**Source data:**
══════════════════════════════

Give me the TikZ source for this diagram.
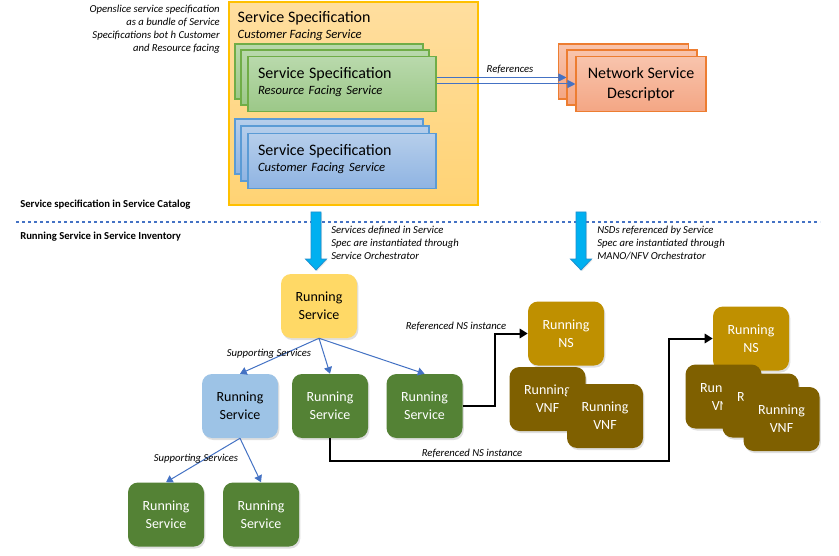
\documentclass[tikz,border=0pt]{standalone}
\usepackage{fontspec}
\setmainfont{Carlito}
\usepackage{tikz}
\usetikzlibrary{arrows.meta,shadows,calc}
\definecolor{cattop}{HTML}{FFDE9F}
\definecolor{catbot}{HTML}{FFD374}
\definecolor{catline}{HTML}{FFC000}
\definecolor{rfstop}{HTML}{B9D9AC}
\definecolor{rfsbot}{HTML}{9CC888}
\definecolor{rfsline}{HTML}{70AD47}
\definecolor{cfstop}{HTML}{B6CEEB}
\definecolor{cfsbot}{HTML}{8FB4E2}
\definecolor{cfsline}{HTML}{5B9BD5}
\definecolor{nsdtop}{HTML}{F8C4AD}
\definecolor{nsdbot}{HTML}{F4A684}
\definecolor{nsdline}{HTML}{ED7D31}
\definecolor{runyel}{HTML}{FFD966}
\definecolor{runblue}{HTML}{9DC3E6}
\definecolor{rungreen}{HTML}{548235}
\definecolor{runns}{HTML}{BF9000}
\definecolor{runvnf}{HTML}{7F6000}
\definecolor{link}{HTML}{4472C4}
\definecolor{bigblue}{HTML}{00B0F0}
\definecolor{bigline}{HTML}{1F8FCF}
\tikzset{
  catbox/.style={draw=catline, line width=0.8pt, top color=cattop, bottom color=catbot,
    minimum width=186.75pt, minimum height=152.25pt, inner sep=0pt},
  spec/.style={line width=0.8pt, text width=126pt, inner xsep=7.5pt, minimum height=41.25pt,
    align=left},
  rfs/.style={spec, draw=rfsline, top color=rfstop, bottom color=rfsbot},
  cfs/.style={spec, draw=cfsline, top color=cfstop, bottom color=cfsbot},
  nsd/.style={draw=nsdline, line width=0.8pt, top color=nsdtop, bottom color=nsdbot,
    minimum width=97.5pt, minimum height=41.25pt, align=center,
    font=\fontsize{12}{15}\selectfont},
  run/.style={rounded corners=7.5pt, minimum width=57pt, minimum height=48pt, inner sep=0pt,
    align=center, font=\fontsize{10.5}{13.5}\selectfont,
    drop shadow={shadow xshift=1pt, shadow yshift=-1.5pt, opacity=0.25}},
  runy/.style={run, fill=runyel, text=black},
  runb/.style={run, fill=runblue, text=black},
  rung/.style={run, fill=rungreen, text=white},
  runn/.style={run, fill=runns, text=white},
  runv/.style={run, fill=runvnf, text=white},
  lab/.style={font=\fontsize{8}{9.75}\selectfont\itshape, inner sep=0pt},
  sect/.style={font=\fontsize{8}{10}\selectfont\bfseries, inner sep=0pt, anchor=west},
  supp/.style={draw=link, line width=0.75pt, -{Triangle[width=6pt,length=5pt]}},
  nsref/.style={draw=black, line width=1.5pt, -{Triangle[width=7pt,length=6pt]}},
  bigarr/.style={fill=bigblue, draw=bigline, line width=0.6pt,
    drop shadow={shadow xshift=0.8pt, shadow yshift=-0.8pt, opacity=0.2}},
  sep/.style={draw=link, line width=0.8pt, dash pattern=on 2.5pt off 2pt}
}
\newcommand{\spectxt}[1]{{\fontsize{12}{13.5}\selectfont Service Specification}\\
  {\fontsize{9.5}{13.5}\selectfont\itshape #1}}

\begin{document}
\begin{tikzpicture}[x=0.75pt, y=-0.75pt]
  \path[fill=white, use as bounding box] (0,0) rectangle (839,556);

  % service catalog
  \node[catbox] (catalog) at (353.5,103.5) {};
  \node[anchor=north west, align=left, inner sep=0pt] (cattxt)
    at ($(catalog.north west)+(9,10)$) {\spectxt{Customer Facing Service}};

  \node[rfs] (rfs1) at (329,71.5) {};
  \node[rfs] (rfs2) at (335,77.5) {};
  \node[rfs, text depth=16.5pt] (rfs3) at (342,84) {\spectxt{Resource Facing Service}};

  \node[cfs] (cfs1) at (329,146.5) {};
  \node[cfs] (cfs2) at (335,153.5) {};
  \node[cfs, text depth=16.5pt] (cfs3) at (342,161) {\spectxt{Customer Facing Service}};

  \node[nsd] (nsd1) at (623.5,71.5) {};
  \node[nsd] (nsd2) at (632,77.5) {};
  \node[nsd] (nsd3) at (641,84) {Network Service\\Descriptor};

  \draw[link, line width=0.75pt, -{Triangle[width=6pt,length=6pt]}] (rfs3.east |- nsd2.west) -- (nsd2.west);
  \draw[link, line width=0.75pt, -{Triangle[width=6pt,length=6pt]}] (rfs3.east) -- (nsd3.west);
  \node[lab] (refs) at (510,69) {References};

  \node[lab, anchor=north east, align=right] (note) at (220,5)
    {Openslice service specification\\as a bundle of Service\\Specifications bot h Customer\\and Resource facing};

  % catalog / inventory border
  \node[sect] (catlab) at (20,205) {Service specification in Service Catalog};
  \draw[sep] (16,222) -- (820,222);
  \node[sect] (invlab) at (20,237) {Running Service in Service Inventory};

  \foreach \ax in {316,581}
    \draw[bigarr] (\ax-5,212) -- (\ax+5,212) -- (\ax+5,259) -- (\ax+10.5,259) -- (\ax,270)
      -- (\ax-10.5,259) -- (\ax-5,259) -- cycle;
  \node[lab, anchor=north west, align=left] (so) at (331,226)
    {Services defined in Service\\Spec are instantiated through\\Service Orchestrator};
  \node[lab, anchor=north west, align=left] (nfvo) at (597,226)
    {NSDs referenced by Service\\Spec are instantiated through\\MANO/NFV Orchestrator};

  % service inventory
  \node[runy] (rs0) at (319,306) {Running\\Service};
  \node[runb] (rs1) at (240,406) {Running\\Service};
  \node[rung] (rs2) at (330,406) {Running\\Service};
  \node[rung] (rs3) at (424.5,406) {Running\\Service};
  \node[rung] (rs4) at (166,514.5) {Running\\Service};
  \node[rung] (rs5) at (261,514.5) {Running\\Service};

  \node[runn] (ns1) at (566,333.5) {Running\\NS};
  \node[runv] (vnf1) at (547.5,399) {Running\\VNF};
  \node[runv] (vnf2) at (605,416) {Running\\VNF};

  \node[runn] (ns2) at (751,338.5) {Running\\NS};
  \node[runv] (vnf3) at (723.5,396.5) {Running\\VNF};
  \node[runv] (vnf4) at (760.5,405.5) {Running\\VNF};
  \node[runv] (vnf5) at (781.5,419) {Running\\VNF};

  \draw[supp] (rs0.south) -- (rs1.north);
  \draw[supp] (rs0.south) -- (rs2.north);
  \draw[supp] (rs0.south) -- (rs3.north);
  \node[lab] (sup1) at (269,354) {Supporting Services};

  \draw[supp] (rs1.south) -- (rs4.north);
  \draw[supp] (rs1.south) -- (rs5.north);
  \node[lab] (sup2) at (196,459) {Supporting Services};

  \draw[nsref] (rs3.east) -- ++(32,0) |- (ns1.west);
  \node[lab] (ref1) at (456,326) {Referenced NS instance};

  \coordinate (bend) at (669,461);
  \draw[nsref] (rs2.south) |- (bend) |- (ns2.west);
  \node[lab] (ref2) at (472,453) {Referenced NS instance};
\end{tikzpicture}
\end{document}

══════════════════════════════

**The request:** Return to the listing above and set it down exactly, leaving out its pictures.

**Task result:**
Give me the TikZ source for this diagram.
\documentclass[tikz,border=0pt]{standalone}
\usepackage{fontspec}
\setmainfont{Carlito}
\usepackage{tikz}
\usetikzlibrary{arrows.meta,shadows,calc}
\definecolor{cattop}{HTML}{FFDE9F}
\definecolor{catbot}{HTML}{FFD374}
\definecolor{catline}{HTML}{FFC000}
\definecolor{rfstop}{HTML}{B9D9AC}
\definecolor{rfsbot}{HTML}{9CC888}
\definecolor{rfsline}{HTML}{70AD47}
\definecolor{cfstop}{HTML}{B6CEEB}
\definecolor{cfsbot}{HTML}{8FB4E2}
\definecolor{cfsline}{HTML}{5B9BD5}
\definecolor{nsdtop}{HTML}{F8C4AD}
\definecolor{nsdbot}{HTML}{F4A684}
\definecolor{nsdline}{HTML}{ED7D31}
\definecolor{runyel}{HTML}{FFD966}
\definecolor{runblue}{HTML}{9DC3E6}
\definecolor{rungreen}{HTML}{548235}
\definecolor{runns}{HTML}{BF9000}
\definecolor{runvnf}{HTML}{7F6000}
\definecolor{link}{HTML}{4472C4}
\definecolor{bigblue}{HTML}{00B0F0}
\definecolor{bigline}{HTML}{1F8FCF}
\tikzset{
  catbox/.style={draw=catline, line width=0.8pt, top color=cattop, bottom color=catbot,
    minimum width=186.75pt, minimum height=152.25pt, inner sep=0pt},
  spec/.style={line width=0.8pt, text width=126pt, inner xsep=7.5pt, minimum height=41.25pt,
    align=left},
  rfs/.style={spec, draw=rfsline, top color=rfstop, bottom color=rfsbot},
  cfs/.style={spec, draw=cfsline, top color=cfstop, bottom color=cfsbot},
  nsd/.style={draw=nsdline, line width=0.8pt, top color=nsdtop, bottom color=nsdbot,
    minimum width=97.5pt, minimum height=41.25pt, align=center,
    font=\fontsize{12}{15}\selectfont},
  run/.style={rounded corners=7.5pt, minimum width=57pt, minimum height=48pt, inner sep=0pt,
    align=center, font=\fontsize{10.5}{13.5}\selectfont,
    drop shadow={shadow xshift=1pt, shadow yshift=-1.5pt, opacity=0.25}},
  runy/.style={run, fill=runyel, text=black},
  runb/.style={run, fill=runblue, text=black},
  rung/.style={run, fill=rungreen, text=white},
  runn/.style={run, fill=runns, text=white},
  runv/.style={run, fill=runvnf, text=white},
  lab/.style={font=\fontsize{8}{9.75}\selectfont\itshape, inner sep=0pt},
  sect/.style={font=\fontsize{8}{10}\selectfont\bfseries, inner sep=0pt, anchor=west},
  supp/.style={draw=link, line width=0.75pt, -{Triangle[width=6pt,length=5pt]}},
  nsref/.style={draw=black, line width=1.5pt, -{Triangle[width=7pt,length=6pt]}},
  bigarr/.style={fill=bigblue, draw=bigline, line width=0.6pt,
    drop shadow={shadow xshift=0.8pt, shadow yshift=-0.8pt, opacity=0.2}},
  sep/.style={draw=link, line width=0.8pt, dash pattern=on 2.5pt off 2pt}
}
\newcommand{\spectxt}[1]{{\fontsize{12}{13.5}\selectfont Service Specification}\\
  {\fontsize{9.5}{13.5}\selectfont\itshape #1}}

\begin{document}
\begin{tikzpicture}[x=0.75pt, y=-0.75pt]
  \path[fill=white, use as bounding box] (0,0) rectangle (839,556);

  % service catalog
  \node[catbox] (catalog) at (353.5,103.5) {};
  \node[anchor=north west, align=left, inner sep=0pt] (cattxt)
    at ($(catalog.north west)+(9,10)$) {\spectxt{Customer Facing Service}};

  \node[rfs] (rfs1) at (329,71.5) {};
  \node[rfs] (rfs2) at (335,77.5) {};
  \node[rfs, text depth=16.5pt] (rfs3) at (342,84) {\spectxt{Resource Facing Service}};

  \node[cfs] (cfs1) at (329,146.5) {};
  \node[cfs] (cfs2) at (335,153.5) {};
  \node[cfs, text depth=16.5pt] (cfs3) at (342,161) {\spectxt{Customer Facing Service}};

  \node[nsd] (nsd1) at (623.5,71.5) {};
  \node[nsd] (nsd2) at (632,77.5) {};
  \node[nsd] (nsd3) at (641,84) {Network Service\\Descriptor};

  \draw[link, line width=0.75pt, -{Triangle[width=6pt,length=6pt]}] (rfs3.east |- nsd2.west) -- (nsd2.west);
  \draw[link, line width=0.75pt, -{Triangle[width=6pt,length=6pt]}] (rfs3.east) -- (nsd3.west);
  \node[lab] (refs) at (510,69) {References};

  \node[lab, anchor=north east, align=right] (note) at (220,5)
    {Openslice service specification\\as a bundle of Service\\Specifications bot h Customer\\and Resource facing};

  % catalog / inventory border
  \node[sect] (catlab) at (20,205) {Service specification in Service Catalog};
  \draw[sep] (16,222) -- (820,222);
  \node[sect] (invlab) at (20,237) {Running Service in Service Inventory};

  \foreach \ax in {316,581}
    \draw[bigarr] (\ax-5,212) -- (\ax+5,212) -- (\ax+5,259) -- (\ax+10.5,259) -- (\ax,270)
      -- (\ax-10.5,259) -- (\ax-5,259) -- cycle;
  \node[lab, anchor=north west, align=left] (so) at (331,226)
    {Services defined in Service\\Spec are instantiated through\\Service Orchestrator};
  \node[lab, anchor=north west, align=left] (nfvo) at (597,226)
    {NSDs referenced by Service\\Spec are instantiated through\\MANO/NFV Orchestrator};

  % service inventory
  \node[runy] (rs0) at (319,306) {Running\\Service};
  \node[runb] (rs1) at (240,406) {Running\\Service};
  \node[rung] (rs2) at (330,406) {Running\\Service};
  \node[rung] (rs3) at (424.5,406) {Running\\Service};
  \node[rung] (rs4) at (166,514.5) {Running\\Service};
  \node[rung] (rs5) at (261,514.5) {Running\\Service};

  \node[runn] (ns1) at (566,333.5) {Running\\NS};
  \node[runv] (vnf1) at (547.5,399) {Running\\VNF};
  \node[runv] (vnf2) at (605,416) {Running\\VNF};

  \node[runn] (ns2) at (751,338.5) {Running\\NS};
  \node[runv] (vnf3) at (723.5,396.5) {Running\\VNF};
  \node[runv] (vnf4) at (760.5,405.5) {Running\\VNF};
  \node[runv] (vnf5) at (781.5,419) {Running\\VNF};

  \draw[supp] (rs0.south) -- (rs1.north);
  \draw[supp] (rs0.south) -- (rs2.north);
  \draw[supp] (rs0.south) -- (rs3.north);
  \node[lab] (sup1) at (269,354) {Supporting Services};

  \draw[supp] (rs1.south) -- (rs4.north);
  \draw[supp] (rs1.south) -- (rs5.north);
  \node[lab] (sup2) at (196,459) {Supporting Services};

  \draw[nsref] (rs3.east) -- ++(32,0) |- (ns1.west);
  \node[lab] (ref1) at (456,326) {Referenced NS instance};

  \coordinate (bend) at (669,461);
  \draw[nsref] (rs2.south) |- (bend) |- (ns2.west);
  \node[lab] (ref2) at (472,453) {Referenced NS instance};
\end{tikzpicture}
\end{document}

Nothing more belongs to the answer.